Une redistribution souhaitable
Pour reprendre les termes de Marie-George Buffet au moment de l'adoption de la taxe éponyme garantissant au Centre National du Développement du Sport (CNDS) le versement de 5% des droits de diffusion télévisuelle des manifestations et compétitions sportives: "le sport professionnel brasse des sommes d'argent considérables, il serait indécent de priver le sport amateur des moyens de sa survie et de son développement".
L'idée est aussi simple que logique: sans le sport amateur, le sport professionnel ne serait rien, à ce titre, les recettes du second doivent profiter au premier.
Mais il faut aller plus loin. Au-delà de cette taxe sur la diffusion télévisuelle, la redistribution doit passer par l'impôt.
L'attractivité de la France, pour un joueur étranger, passe par le régime des impatriés qui, bien utilisé, permet au joueur d'exonérer d'impôt sur le revenu près de 50% de ses revenus d'activité pendant huit ans, et de n'être assujetti à l'ISF qu'à raison de ses biens situés sur le territoire français et ce pendant cinq ans. Ce régime fiscal, taillé sur mesure pour les salariés à forts revenus et les grandes fortunes doit être revu.
Le ministre des comptes publics Gérald Darmanin se réjouit de peu. "L'industrie" du football pourrait être davantage mise à contribution pour la solidarité nationale.
Comment assurer alors une bonne redistribution? Le football, comme d'autres secteurs ultra-concurrentiels où des sommes importantes circulent, doit participer à l'effort collectif qui plus est dans une période dans laquelle les politiques publiques sont frappées par l'austérité.

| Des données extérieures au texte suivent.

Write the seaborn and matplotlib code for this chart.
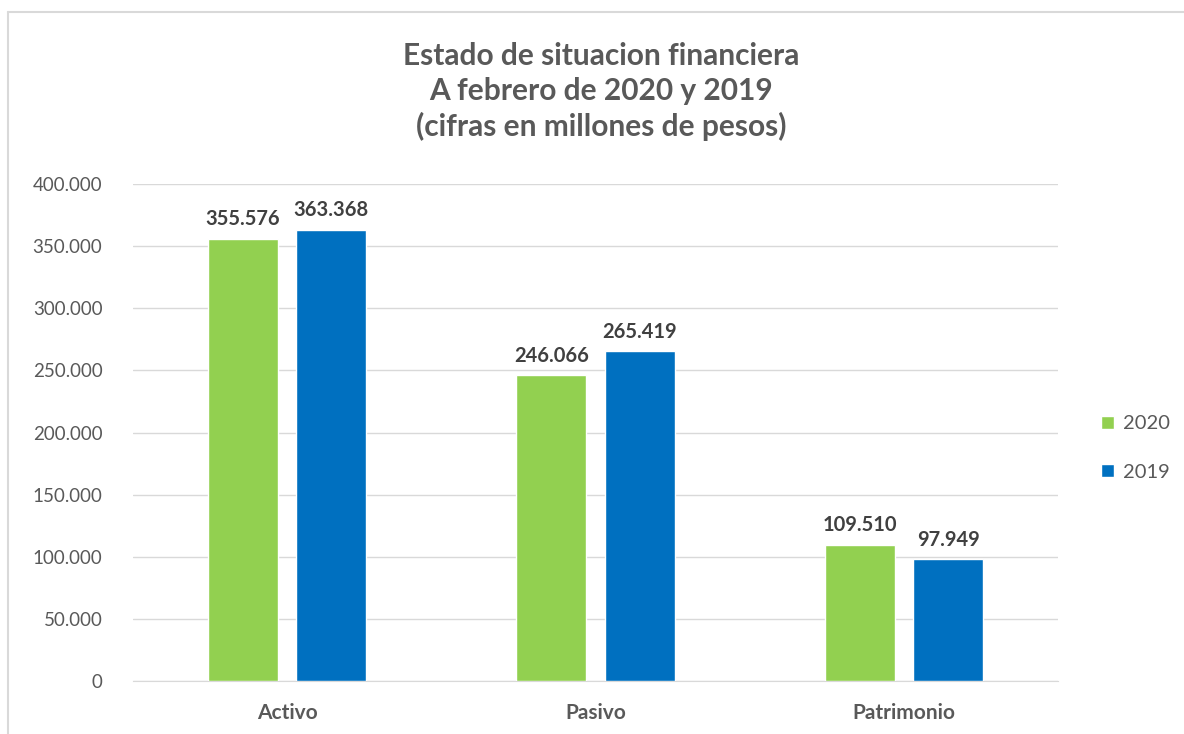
import matplotlib
matplotlib.use("Agg")
import matplotlib.pyplot as plt
import seaborn as sns
import pandas as pd
from matplotlib.lines import Line2D

categories = ['Activo', 'Pasivo', 'Patrimonio']
years = ['2020', '2019']
values_2020 = [355576, 246066, 109510]
values_2019 = [363368, 265419, 97949]
y_ticks = [0, 50000, 100000, 150000, 200000, 250000, 300000, 350000, 400000]
title = 'Estado de situacion financiera\nA febrero de 2020 y 2019\n(cifras en millones de pesos)'

df = pd.DataFrame({
    'categoria': categories * 2,
    'anio': [years[0]] * 3 + [years[1]] * 3,
    'valor': values_2020 + values_2019,
})

sns.set_style('white')
plt.rcParams['font.family'] = ['Lato', 'DejaVu Sans']
txt = '#595959'

fig = plt.figure(figsize=(11.84, 7.34), dpi=100)
ax = fig.add_axes([0.1123, 0.0722, 0.7813, 0.6771])

sns.barplot(data=df, x='categoria', y='valor', hue='anio', hue_order=years,
            palette=['#92D050', '#0070C0'], width=0.574, gap=0.21,
            saturation=1, ax=ax, zorder=3)

def fmt(v):
    return f'{v:,.0f}'.replace(',', '.')

for cont in ax.containers:
    ax.bar_label(cont, labels=[fmt(v) for v in cont.datavalues], padding=7,
                 fontsize=14.5, fontweight='bold', color='#404040')

ax.set_ylim(0, 400000)
ax.set_yticks(y_ticks)
ax.set_yticklabels([fmt(v) for v in y_ticks], fontsize=13.5, color=txt)
ax.tick_params(axis='y', length=0, pad=22)
ax.tick_params(axis='x', length=0, pad=16)
for lab in ax.get_xticklabels():
    lab.set_fontsize(15)
    lab.set_fontweight('bold')
    lab.set_color(txt)
ax.set_xlabel('')
ax.set_ylabel('')
ax.grid(axis='y', color='#D9D9D9', linewidth=1, zorder=0)
for s in ['top', 'right', 'left']:
    ax.spines[s].set_visible(False)
ax.spines['bottom'].set_color('#D9D9D9')

ax.legend(loc='center left', bbox_to_anchor=(1.027, 0.469), frameon=False,
          fontsize=14.5, labelcolor=txt, handlelength=0.65, handleheight=0.65,
          labelspacing=1.55, handletextpad=0.45)

fig.text(0.508, 0.875, title, ha='center', va='center', fontsize=21.5,
         fontweight='bold', color=txt, linespacing=1.3)

# outer chart frame
fig.add_artist(Line2D([8 / 1184, 1], [1 - 12 / 734] * 2, color='#D9D9D9', lw=1.5))
fig.add_artist(Line2D([8 / 1184] * 2, [0, 1 - 12 / 734], color='#D9D9D9', lw=1.5))

fig.savefig('out.png', dpi=100)
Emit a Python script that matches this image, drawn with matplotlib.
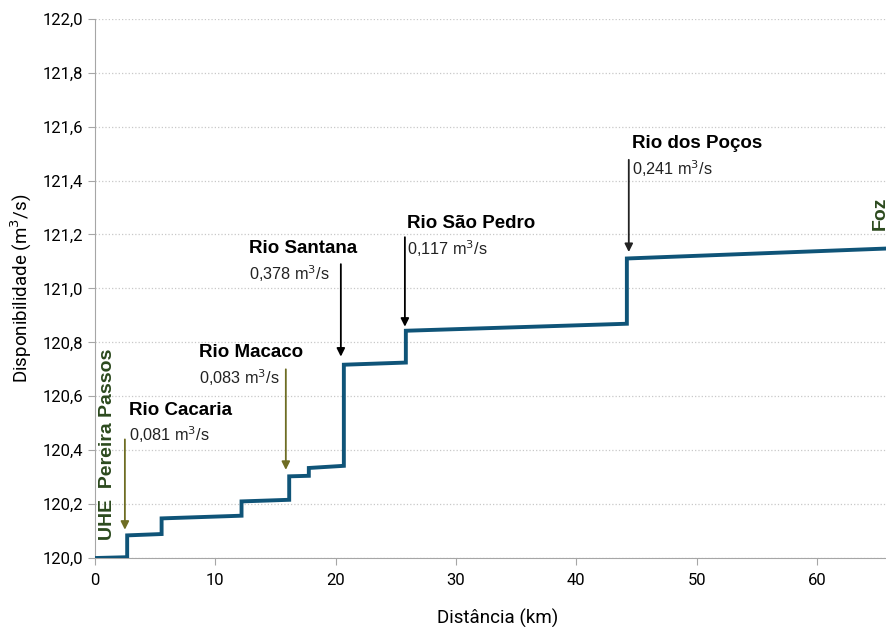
import matplotlib
matplotlib.use('Agg')
import matplotlib.pyplot as plt
from matplotlib.ticker import FuncFormatter, MultipleLocator

# perfil de disponibilidade ao longo do rio (degraus nos afluentes)
dist_km = [0, 2.68, 2.68, 5.54, 5.54, 12.18, 12.18, 16.14, 16.14, 17.77, 17.77,
           20.68, 20.68, 25.83, 25.83, 44.19, 44.19, 65.8]
disp = [120.0, 120.003, 120.084, 120.089, 120.147, 120.157, 120.210, 120.216,
        120.303, 120.305, 120.334, 120.342, 120.717, 120.725, 120.843, 120.869,
        121.111, 121.148]

# afluentes
afl_nome = ['Rio Cacaria', 'Rio Macaco', 'Rio Santana', 'Rio São Pedro', 'Rio dos Poços']
afl_vazao = ['0,081', '0,083', '0,378', '0,117', '0,241']
afl_km = [2.49, 15.86, 20.43, 25.75, 44.35]
afl_ponta = [120.105, 120.327, 120.747, 120.858, 121.135]

# layout das setas / textos
seta_topo = [120.44, 120.70, 121.09, 121.19, 121.477]
texto_x = [2.82, 8.64, 12.79, 25.91, 44.6]
texto_y = [120.549, 120.762, 121.147, 121.24, 121.537]
seta_cor = ['#6e6d24', '#6e6d24', 'black', 'black', '#222222']

plt.rcParams['font.family'] = ['Liberation Sans', 'DejaVu Sans']

fig = plt.figure(figsize=(8.87, 6.27), dpi=100)
ax = fig.add_axes([0.107, 0.110, 0.893, 0.860])

ax.plot(dist_km, disp, color='#0f5478', lw=2.8, solid_joinstyle='miter', zorder=3)

for nome, q, xk, yp, yt, tx, ty, c in zip(afl_nome, afl_vazao, afl_km, afl_ponta,
                                         seta_topo, texto_x, texto_y, seta_cor):
    ax.annotate('', xy=(xk, yp), xytext=(xk, yt),
                arrowprops=dict(arrowstyle='-|>', color=c, lw=1.3,
                                mutation_scale=12, shrinkA=0, shrinkB=0), zorder=4)
    ax.text(tx, ty, nome, fontsize=13.5, fontweight='bold', ha='left', va='center')
    ax.text(tx, ty - 0.093, q + ' m$^3$/s', fontsize=11.7, ha='left', va='center',
            color='#222222')

ax.text(1.08, 120.068, 'UHE  Pereira Passos', rotation=90, ha='center', va='bottom',
        fontsize=14, fontweight='bold', color='#2c4a1e')
ax.text(65.2, 121.217, 'Foz', rotation=90, ha='center', va='bottom',
        fontsize=14, fontweight='bold', color='#2c4a1e', clip_on=True)

ax.set_xlim(0, 65.8)
ax.set_ylim(120.0, 122.0)
ax.xaxis.set_major_locator(MultipleLocator(10))
ax.yaxis.set_major_locator(MultipleLocator(0.2))
ax.yaxis.set_major_formatter(FuncFormatter(lambda v, p: f'{v:.1f}'.replace('.', ',')))

ax.grid(axis='y', color='#c8c8c8', linestyle=':', lw=0.9)
ax.set_axisbelow(True)
for s in ['top', 'right']:
    ax.spines[s].set_visible(False)
for s in ['left', 'bottom']:
    ax.spines[s].set_color('#a6a6a6')
ax.tick_params(axis='both', colors='#a6a6a6', labelcolor='black', labelsize=12, length=5)
ax.tick_params(axis='x', pad=6)
for lbl in ax.get_xticklabels() + ax.get_yticklabels():
    lbl.set_fontfamily('Roboto')

ax.set_xlabel('Distância (km)', fontsize=13.5, fontfamily='Roboto')
ax.xaxis.set_label_coords(0.508, -0.095)
ax.set_ylabel('Disponibilidade (m$^3$/s)', fontsize=13.5, labelpad=6, fontfamily='Roboto')

fig.savefig('out.png', dpi=100)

La solution semble encore se trouver dans l'harmonisation fiscale. Le 2 février 2017, sous l'impulsion des élu-es du groupe Gauche Démocrate et Républicaine, l'Assemblée Nationale votait la résolution de COP de la finance mondiale pour l'harmonisation et la justice fiscale. Il est plus que jamais temps de passer à l'acte et de réfléchir à la mise en place d'un système unique permettant à la fois une juste répartition des richesses et une lutte efficace contre l'évasion et la fraude fiscale.